The best precedent I can think of Luke, is what happened after the Vietnam War. You'll remember something like half a million people drowned fleeing from Vietnam. They set up regional facilities in places like Malaysia; in Philippines and in Thailand. The UN were involved. They ended up winning a Nobel peace prize in 1981 for the work that they did.

It fixed the problem and it meant that Australia took more refugees than we would have if people had to make that dangerous journey all the way by boat. So it saved lives, helped refugees, and it was a regional solution. That's the sort of thing that we're saying we need to do now.

LUKE GRANT: But you could get Nauru through tomorrow. You and I both know that. It's going to take someone, you know, swallowing some pride, but you could get that through tomorrow. And there will be people listening to us that say that thing worked. Why did you play with it, and why don't you just go back to it?

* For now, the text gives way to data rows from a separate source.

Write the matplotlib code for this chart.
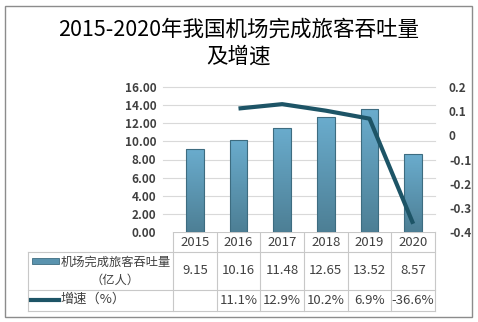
import numpy as np
import matplotlib.pyplot as plt
from matplotlib.colors import LinearSegmentedColormap

plt.rcParams['font.family'] = ['Noto Sans CJK SC', 'DejaVu Sans']

# data
years = ["2015", "2016", "2017", "2018", "2019", "2020"]
volume = [9.15, 10.16, 11.48, 12.65, 13.52, 8.57]
growth = [None, 0.111, 0.129, 0.102, 0.069, -0.366]
growth_labels = ["", "11.1%", "12.9%", "10.2%", "6.9%", "-36.6%"]
series1_name = "机场完成旅客吞吐量\n（亿人）"
series2_name = "增速（%）"

W, H = 478, 322
fig = plt.figure(figsize=(W / 100, H / 100), dpi=100)

def px(x0, y0, x1, y1):
    # pixel box (top-left origin) -> figure fraction
    return [x0 / W, 1 - y1 / H, (x1 - x0) / W, (y1 - y0) / H]

# overlay for frame + table
ov = fig.add_axes([0, 0, 1, 1])
ov.set_xlim(0, W)
ov.set_ylim(H, 0)
ov.axis("off")
ov.add_patch(plt.Rectangle((5.5, 5.5), 467, 311, fill=False, ec="#8c8c8c", lw=1))

fig.text(0.5, 1 - 30 / H, "2015-2020年我国机场完成旅客吞吐量", ha="center", va="center",
         fontsize=15.5, color="black")
fig.text(0.5, 1 - 57 / H, "及增速", ha="center", va="center", fontsize=15.5, color="black")

# main axes
x0, x1, ytop, ybot = 173, 435, 87, 232
ax = fig.add_axes(px(x0, ytop, x1, ybot))
xs = np.arange(len(years))
ax.set_yticks(np.arange(0, 16.1, 2))
ax.set_yticklabels(["%.2f" % v for v in np.arange(0, 16.1, 2)], fontsize=8.5,
                   color="#404040", fontweight="bold")
ax.set_xticks([])
for s in ax.spines.values():
    s.set_visible(False)
ax.tick_params(axis="y", length=0, pad=12)

cmap = LinearSegmentedColormap.from_list("bar", ["#4d7f95", "#6aaccd"])
grad = np.linspace(0, 1, 100).reshape(-1, 1)
bars = ax.bar(xs, volume, width=0.4, color="none", edgecolor="#3d6c80", lw=0.8, zorder=3)
for b in bars:
    im = ax.imshow(grad, cmap=cmap, origin="lower", aspect="auto", zorder=2,
                   extent=[b.get_x(), b.get_x() + b.get_width(), 0, b.get_height()])
    im.set_clip_path(b)
ax.set_xlim(-0.5, len(years) - 0.5)
ax.set_ylim(0, 16)

# gridlines run a bit left of the table, like the source
for v in np.arange(2, 16.1, 2):
    ax.plot([-0.72, len(years) - 0.5], [v, v], color="#d9d9d9", lw=0.8, zorder=1, clip_on=False)

ax2 = ax.twinx()
ax2.set_ylim(-0.4, 0.2)
ax2.set_yticks([-0.4, -0.3, -0.2, -0.1, 0, 0.1, 0.2])
ax2.set_yticklabels(["-0.4", "-0.3", "-0.2", "-0.1", "0", "0.1", "0.2"], fontsize=8.5,
                    color="#404040", fontweight="bold")
ax2.tick_params(axis="y", length=0, pad=10)
for s in ax2.spines.values():
    s.set_visible(False)
ax2.plot(xs[1:], growth[1:], color="#1d5466", lw=3, solid_capstyle="butt", zorder=4)

# table
gc = "#c8c8c8"
col_w = (x1 - x0) / len(years)
rows = [232, 252, 290, 311]
tl = 28
ov.plot([x0, x0], [rows[0], rows[3]], color=gc, lw=0.8)
for i in range(1, len(years) + 1):
    ov.plot([x0 + i * col_w] * 2, [rows[0], rows[3]], color=gc, lw=0.8)
ov.plot([x0, x1], [rows[0], rows[0]], color=gc, lw=0.8)
for r in rows[1:]:
    ov.plot([tl, x1], [r, r], color=gc, lw=0.8)
ov.plot([tl, tl], [rows[1], rows[3]], color=gc, lw=0.8)

fs = 9.5
for i, y in enumerate(years):
    cx = x0 + (i + 0.5) * col_w
    ov.text(cx, (rows[0] + rows[1]) / 2, y, ha="center", va="center", fontsize=fs, color="#404040")
    ov.text(cx, (rows[1] + rows[2]) / 2, "%.2f" % volume[i], ha="center", va="center",
            fontsize=fs, color="#404040")
    ov.text(cx, (rows[2] + rows[3]) / 2, growth_labels[i], ha="center", va="center",
            fontsize=fs, color="#404040")

ov.add_patch(plt.Rectangle((32, 258), 27, 6, fc="#5a93ae", ec="#3d6c80", lw=0.6))
ov.text(115.5, 271, series1_name, ha="center", va="center", fontsize=8.8, color="#404040",
        linespacing=1.5)
ov.plot([31, 59], [299.5, 299.5], color="#1d5466", lw=3)
ov.text(60, 299, series2_name, ha="left", va="center", fontsize=fs, color="#404040")

fig.savefig("out.png", dpi=100)
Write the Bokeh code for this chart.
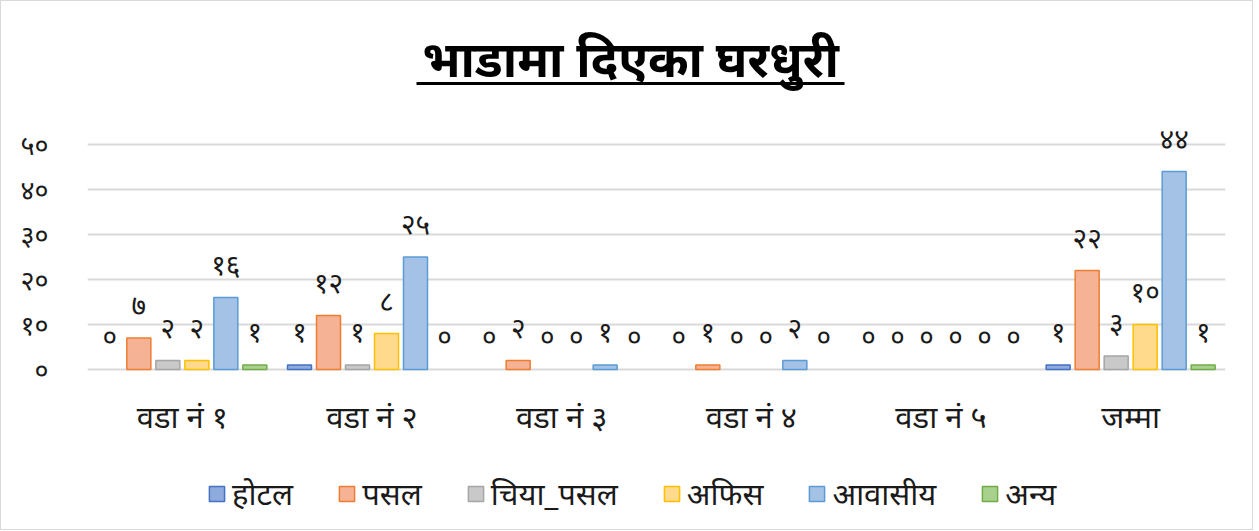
from bokeh.plotting import figure
from bokeh.models import (FactorRange, FixedTicker, Legend, LegendItem,
                          ColumnDataSource)
from bokeh.transform import dodge
from bokeh.core.properties import value
from bokeh.embed import file_html
from bokeh.resources import INLINE

title_text = "भाडामा दिएका घरधुरी"
categories = ["वडा नं १", "वडा नं २", "वडा नं ३", "वडा नं ४", "वडा नं ५", "जम्मा"]
series_names = ["होटल", "पसल", "चिया_पसल", "अफिस", "आवासीय", "अन्य"]
hotel = [0, 1, 0, 0, 0, 1]
pasal = [7, 12, 2, 1, 0, 22]
chiya_pasal = [2, 1, 0, 0, 0, 3]
office = [2, 8, 0, 0, 0, 10]
residential = [16, 25, 1, 2, 0, 44]
other = [1, 0, 0, 0, 0, 1]
y_ticks = [0, 10, 20, 30, 40, 50]
dev_digits = ["०", "१", "२", "३", "४", "५", "६", "७", "८", "९"]

series_values = [hotel, pasal, chiya_pasal, office, residential, other]
fills = ["#8faadc", "#f5b294", "#c9c9c9", "#ffd98c", "#a3c2e6", "#a9d18e"]
borders = ["#4472c4", "#ed7d31", "#a5a5a5", "#ffc000", "#5b9bd5", "#70ad47"]


def to_dev(n):
    return "".join(dev_digits[int(c)] for c in str(n))


FONT = "Noto Sans"
W, H = 1253, 530
PX_PER_UNIT = 4.5          # vertical scale (pixels per value unit)
ZERO_ROW = 368             # pixel row of the zero line
FRAME_LEFT, FRAME_RIGHT = 86, 1224
GROUP_PX = (FRAME_RIGHT - FRAME_LEFT) / len(categories)

p = figure(x_range=FactorRange(*categories),
           y_range=(-(H - ZERO_ROW) / PX_PER_UNIT, ZERO_ROW / PX_PER_UNIT),
           width=W, height=H, output_backend="svg", toolbar_location=None,
           min_border_left=FRAME_LEFT, min_border_right=W - FRAME_RIGHT,
           min_border_top=0, min_border_bottom=0)
p.outline_line_color = None
p.background_fill_color = "white"
p.border_fill_color = "white"
p.xaxis.visible = False

step = 29 / GROUP_PX
bw = 24 / GROUP_PX
items = []
for i, (name, vals) in enumerate(zip(series_names, series_values)):
    off = (i - 2.5) * step
    nz = [(c, v) for c, v in zip(categories, vals) if v > 0]
    bar_src = ColumnDataSource(dict(cat=[c for c, _ in nz], v=[v for _, v in nz]))
    r = p.vbar(x=dodge("cat", off, range=p.x_range), top="v", width=bw, source=bar_src,
               fill_color=fills[i], line_color=borders[i], line_width=1.5)
    lab_src = ColumnDataSource(dict(cat=categories, v=vals, lab=[to_dev(v) for v in vals]))
    p.text(x=dodge("cat", off, range=p.x_range), y="v", text="lab", source=lab_src,
           y_offset=-34, text_align="center", text_baseline="middle",
           text_font=value(FONT), text_font_size="28px", text_color="#1a1a1a")
    items.append(LegendItem(label=name, renderers=[r]))

# category labels under the zero line
p.text(x=categories, y=[0] * len(categories), text=categories, y_offset=46,
       text_align="center", text_baseline="middle", text_font=value(FONT),
       text_font_size="31px", text_color="#1a1a1a")

# title and its underline
n_cat = len(categories)
p.text(x=[n_cat / 2], y=[(ZERO_ROW - 56) / PX_PER_UNIT], text=[title_text],
       x_offset=-26, text_align="center", text_baseline="middle",
       text_font=value(FONT), text_font_size="49px", text_font_style="bold",
       text_color="black")
ux0 = (415 - FRAME_LEFT) / GROUP_PX
ux1 = (843 - FRAME_LEFT) / GROUP_PX
uy = (ZERO_ROW - 82) / PX_PER_UNIT
p.segment(x0=[ux0], y0=[uy], x1=[ux1], y1=[uy], line_color="black", line_width=3)

p.yaxis.ticker = FixedTicker(ticks=y_ticks)
p.yaxis.major_label_overrides = {t: to_dev(t) for t in y_ticks}
p.yaxis.axis_line_color = None
p.yaxis.major_tick_line_color = None
p.yaxis.minor_tick_line_color = None
p.yaxis.major_label_standoff = 33
p.yaxis.major_label_text_font = FONT
p.yaxis.major_label_text_font_size = "27px"
p.yaxis.major_label_text_color = "#1a1a1a"

p.xgrid.grid_line_color = None
p.ygrid.grid_line_color = "#d9d9d9"
p.ygrid.grid_line_width = 2
p.ygrid.ticker = FixedTicker(ticks=y_ticks)

legend = Legend(items=items, orientation="horizontal", location=(120, 17),
                label_text_font=FONT, label_text_font_size="31px",
                label_text_color="#1a1a1a", glyph_width=19, glyph_height=19,
                spacing=44, label_standoff=6, padding=2, margin=0,
                border_line_color=None, background_fill_alpha=0)
p.add_layout(legend, "center")

p.styles = {"border": "1px solid #d9d9d9"}

open("out.html", "w").write(file_html(p, INLINE))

JASON CLARE: The problem we've got with that on its own is that around sixty-four per cent of people who went to Nauru ended up in Australia and New Zealand. The people smugglers, they know that. The people who put the 250 people on that boat on Saturday know that. And they tell people look, pay a thousand dollars, pay a couple of thousand dollars; you might end up in this place, but you'll eventually get to Australia.

So it doesn’t provide that disincentive that you're talking about; telling people that if you pay thousands of dollars you'll end up in Malaysia rather than in Australia. That's why we talk about the need for a regional solution.

LUKE GRANT: But don't we - I mean we need - there's two hundred people, or thereabouts, dead. We need you and the Opposition to sit down - or we need you to say listen, Opposition, this is a policy and we want to get it in today. We're prepared to come back to town to get it done. This is a leadership issue in part, Jason, isn't it; where someone's got to say enough's enough. This has got to stop now.

JASON CLARE: Well, two things, Luke. We're still trying to rescue people who might be still alive out in the ocean. That's my focus. That's my responsibility, to assist in making sure that we've got aircraft and patrol boats out there to try and save every life that we possibly can. It's dark now over that area, but it will - the sun will come up again soon and we're going to be part of that effort. That's the immediate thing.

But, longer term, you are right: we need to work together. It's as simple as that. People that are listening to this over breakfast think this is too important. People have died. There's a risk that more people will die. Australians will want their politicians to sit down, work together and get this thing done.

LUKE GRANT: Yeah. Alright. Good to talk to you. Thank you so much, Minister. That's Jason Clare, Home Affairs Minister and Minister for Justice.